Look through the data below. Collect every line where the word "with" occurs.

+++ Records +++

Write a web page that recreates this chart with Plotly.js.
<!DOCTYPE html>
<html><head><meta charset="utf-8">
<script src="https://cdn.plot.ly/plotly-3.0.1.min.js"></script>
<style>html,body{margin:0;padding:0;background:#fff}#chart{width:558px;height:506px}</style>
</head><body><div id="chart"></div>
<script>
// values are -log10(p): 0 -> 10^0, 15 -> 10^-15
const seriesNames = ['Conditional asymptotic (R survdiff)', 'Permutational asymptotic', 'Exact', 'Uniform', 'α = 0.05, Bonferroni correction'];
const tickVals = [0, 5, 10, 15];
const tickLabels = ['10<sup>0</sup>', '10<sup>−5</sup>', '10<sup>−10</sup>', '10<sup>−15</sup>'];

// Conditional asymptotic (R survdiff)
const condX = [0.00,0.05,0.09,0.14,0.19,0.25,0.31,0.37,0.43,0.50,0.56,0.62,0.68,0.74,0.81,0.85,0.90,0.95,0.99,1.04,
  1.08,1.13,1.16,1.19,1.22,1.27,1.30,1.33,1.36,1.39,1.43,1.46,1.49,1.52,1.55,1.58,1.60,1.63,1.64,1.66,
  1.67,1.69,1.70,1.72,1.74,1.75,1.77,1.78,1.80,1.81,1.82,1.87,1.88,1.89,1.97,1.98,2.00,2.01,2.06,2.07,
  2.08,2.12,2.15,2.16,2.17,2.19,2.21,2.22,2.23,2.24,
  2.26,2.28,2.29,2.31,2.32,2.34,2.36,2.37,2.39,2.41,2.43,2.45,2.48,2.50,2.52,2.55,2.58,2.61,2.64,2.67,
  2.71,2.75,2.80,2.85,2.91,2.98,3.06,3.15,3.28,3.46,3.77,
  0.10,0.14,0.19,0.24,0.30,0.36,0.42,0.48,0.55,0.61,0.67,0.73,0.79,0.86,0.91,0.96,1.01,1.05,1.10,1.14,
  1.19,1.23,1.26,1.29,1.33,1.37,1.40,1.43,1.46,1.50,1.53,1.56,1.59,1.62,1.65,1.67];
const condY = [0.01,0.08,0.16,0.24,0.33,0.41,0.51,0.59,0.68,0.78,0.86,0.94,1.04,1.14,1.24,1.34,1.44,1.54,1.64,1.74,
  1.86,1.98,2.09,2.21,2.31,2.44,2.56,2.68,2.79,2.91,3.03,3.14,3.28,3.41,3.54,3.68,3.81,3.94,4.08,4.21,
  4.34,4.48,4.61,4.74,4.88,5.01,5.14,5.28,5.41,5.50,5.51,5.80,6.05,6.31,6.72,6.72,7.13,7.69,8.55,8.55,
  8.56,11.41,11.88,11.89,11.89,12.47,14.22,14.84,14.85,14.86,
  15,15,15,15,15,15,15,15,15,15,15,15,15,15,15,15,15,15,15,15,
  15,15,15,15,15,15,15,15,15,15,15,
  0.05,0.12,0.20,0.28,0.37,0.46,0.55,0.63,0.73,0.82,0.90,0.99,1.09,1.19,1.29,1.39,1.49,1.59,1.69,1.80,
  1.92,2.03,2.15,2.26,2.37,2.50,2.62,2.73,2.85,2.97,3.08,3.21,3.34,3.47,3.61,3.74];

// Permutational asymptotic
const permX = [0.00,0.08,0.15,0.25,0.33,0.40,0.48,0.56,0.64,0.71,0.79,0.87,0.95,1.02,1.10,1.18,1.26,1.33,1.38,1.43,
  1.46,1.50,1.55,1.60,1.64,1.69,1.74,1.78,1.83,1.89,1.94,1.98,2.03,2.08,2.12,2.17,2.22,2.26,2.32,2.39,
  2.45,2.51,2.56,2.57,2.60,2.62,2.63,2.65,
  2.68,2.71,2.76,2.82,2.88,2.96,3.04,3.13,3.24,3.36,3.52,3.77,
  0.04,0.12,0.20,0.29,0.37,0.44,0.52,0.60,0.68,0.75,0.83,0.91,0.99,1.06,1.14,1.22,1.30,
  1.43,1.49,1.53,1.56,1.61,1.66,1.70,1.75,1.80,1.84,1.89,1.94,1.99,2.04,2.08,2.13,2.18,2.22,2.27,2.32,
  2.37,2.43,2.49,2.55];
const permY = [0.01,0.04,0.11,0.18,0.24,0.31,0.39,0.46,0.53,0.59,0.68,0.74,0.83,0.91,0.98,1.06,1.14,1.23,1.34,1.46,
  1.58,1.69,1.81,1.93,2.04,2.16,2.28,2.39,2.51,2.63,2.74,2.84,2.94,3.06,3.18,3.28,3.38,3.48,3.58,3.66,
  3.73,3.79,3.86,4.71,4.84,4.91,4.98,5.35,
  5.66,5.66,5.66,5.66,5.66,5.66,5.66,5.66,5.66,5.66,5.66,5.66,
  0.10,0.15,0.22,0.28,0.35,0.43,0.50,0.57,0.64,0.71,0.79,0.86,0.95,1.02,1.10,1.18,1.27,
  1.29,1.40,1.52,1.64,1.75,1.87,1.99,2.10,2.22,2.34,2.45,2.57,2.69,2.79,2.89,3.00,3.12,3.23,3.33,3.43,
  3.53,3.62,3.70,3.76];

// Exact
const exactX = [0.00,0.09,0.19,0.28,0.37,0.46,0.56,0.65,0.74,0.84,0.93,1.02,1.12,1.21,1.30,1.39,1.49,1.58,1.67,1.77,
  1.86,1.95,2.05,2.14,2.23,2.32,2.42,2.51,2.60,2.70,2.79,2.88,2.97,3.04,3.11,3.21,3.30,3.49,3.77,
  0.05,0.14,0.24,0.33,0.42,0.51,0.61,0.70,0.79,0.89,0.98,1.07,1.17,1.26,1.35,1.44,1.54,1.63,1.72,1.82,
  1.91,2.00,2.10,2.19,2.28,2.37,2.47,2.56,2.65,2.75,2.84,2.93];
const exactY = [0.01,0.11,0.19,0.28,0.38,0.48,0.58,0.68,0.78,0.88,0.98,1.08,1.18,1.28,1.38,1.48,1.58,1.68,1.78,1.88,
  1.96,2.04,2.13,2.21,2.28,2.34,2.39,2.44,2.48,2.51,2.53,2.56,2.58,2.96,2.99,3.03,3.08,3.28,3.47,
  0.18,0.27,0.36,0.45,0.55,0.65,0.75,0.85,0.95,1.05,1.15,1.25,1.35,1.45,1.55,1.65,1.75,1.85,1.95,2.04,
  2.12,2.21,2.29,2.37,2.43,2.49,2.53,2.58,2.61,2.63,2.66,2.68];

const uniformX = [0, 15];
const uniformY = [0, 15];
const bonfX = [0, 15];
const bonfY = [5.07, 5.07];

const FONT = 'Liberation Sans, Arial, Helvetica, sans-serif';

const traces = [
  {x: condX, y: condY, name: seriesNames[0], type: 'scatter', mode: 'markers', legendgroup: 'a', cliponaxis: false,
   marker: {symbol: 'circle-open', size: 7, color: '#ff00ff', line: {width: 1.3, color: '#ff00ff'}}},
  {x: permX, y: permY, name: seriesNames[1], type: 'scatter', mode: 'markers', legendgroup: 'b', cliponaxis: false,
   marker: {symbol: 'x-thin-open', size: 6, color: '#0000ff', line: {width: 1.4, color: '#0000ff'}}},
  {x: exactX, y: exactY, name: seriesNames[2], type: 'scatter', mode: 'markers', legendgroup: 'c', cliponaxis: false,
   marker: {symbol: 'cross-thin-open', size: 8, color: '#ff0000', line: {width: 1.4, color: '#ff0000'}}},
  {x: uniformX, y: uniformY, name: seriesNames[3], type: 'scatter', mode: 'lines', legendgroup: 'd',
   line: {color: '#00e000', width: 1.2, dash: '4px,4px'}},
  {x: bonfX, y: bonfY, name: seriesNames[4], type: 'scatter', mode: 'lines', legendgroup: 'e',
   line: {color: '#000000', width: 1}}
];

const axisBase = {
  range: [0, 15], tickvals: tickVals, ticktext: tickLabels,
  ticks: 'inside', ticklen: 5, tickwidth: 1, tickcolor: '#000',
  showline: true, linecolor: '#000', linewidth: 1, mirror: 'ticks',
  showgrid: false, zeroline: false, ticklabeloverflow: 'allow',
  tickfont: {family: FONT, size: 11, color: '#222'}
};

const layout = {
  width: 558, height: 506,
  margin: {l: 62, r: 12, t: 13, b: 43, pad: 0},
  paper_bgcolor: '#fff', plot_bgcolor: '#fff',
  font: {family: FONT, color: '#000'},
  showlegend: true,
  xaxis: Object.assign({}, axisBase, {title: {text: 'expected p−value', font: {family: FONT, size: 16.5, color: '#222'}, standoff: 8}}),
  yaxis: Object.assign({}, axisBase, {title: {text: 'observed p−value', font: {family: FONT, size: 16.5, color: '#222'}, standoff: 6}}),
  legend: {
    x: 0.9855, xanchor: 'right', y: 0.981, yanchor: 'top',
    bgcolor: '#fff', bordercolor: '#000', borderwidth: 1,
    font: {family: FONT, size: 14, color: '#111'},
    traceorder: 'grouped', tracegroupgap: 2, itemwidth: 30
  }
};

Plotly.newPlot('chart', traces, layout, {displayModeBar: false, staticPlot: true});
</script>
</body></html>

+++
+++ Records +++

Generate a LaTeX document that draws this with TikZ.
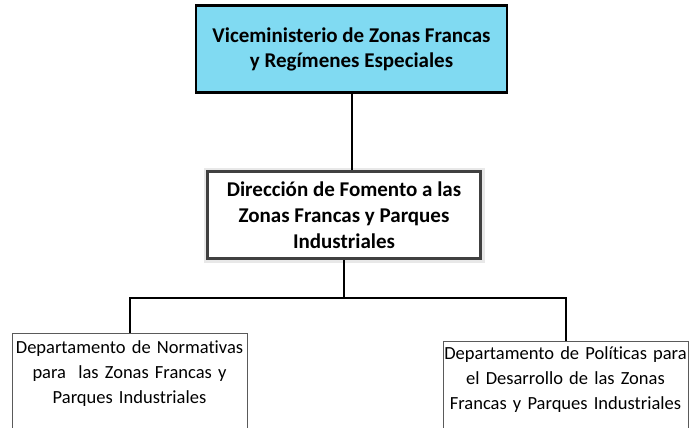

+++
+++ Records +++

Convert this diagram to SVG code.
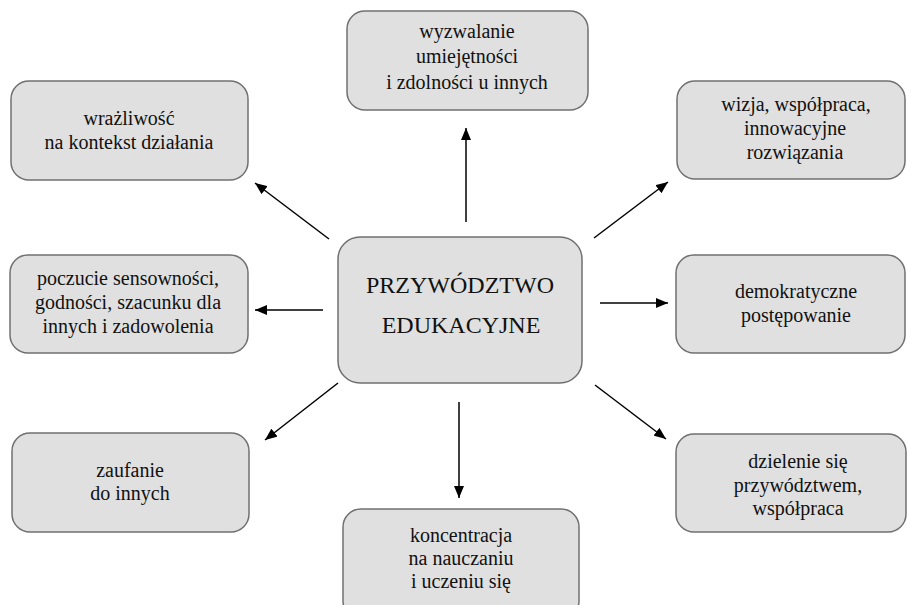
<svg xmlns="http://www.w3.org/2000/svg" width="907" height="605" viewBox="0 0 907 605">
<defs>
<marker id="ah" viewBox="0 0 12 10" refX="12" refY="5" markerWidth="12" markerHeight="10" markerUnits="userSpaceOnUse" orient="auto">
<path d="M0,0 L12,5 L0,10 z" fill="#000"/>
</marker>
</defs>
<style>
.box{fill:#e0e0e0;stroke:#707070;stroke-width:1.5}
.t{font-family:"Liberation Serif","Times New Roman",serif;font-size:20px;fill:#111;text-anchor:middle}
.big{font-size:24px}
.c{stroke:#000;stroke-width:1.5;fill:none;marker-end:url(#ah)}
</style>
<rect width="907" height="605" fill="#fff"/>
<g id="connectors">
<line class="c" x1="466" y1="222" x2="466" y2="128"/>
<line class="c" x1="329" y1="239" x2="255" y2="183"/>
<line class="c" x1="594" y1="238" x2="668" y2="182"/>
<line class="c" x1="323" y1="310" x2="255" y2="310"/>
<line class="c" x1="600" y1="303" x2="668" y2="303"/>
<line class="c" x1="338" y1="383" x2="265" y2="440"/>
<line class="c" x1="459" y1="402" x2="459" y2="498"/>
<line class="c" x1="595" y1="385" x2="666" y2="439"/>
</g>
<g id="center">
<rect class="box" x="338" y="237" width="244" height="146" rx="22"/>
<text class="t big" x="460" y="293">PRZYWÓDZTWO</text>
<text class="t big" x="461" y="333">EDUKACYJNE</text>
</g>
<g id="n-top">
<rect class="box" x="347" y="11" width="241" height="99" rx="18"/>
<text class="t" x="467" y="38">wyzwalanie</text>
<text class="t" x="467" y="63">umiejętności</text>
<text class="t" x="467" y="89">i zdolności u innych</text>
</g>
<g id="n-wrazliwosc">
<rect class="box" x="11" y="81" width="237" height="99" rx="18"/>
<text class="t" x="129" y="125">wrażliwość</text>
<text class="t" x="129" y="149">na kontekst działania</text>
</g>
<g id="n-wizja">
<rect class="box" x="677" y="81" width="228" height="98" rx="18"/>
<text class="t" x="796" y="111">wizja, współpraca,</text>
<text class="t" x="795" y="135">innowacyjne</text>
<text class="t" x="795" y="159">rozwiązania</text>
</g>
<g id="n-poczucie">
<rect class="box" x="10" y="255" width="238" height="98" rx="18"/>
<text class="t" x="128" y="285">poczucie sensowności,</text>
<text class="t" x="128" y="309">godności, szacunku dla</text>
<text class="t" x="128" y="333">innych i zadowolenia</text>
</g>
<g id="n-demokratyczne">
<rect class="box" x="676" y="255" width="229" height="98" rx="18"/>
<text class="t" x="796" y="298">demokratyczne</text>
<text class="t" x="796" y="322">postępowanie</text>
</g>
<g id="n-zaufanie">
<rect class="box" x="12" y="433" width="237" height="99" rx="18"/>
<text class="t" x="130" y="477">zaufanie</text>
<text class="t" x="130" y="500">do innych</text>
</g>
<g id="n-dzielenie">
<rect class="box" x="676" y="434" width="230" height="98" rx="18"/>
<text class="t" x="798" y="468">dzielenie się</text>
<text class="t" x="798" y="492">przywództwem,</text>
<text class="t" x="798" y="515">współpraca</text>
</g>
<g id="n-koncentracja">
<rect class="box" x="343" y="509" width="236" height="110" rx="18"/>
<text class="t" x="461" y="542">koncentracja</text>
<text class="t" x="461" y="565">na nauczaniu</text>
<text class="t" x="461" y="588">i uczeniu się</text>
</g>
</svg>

+++

### The answer
Write a web page that recreates this chart with Plotly.js.
Generate a LaTeX document that draws this with TikZ.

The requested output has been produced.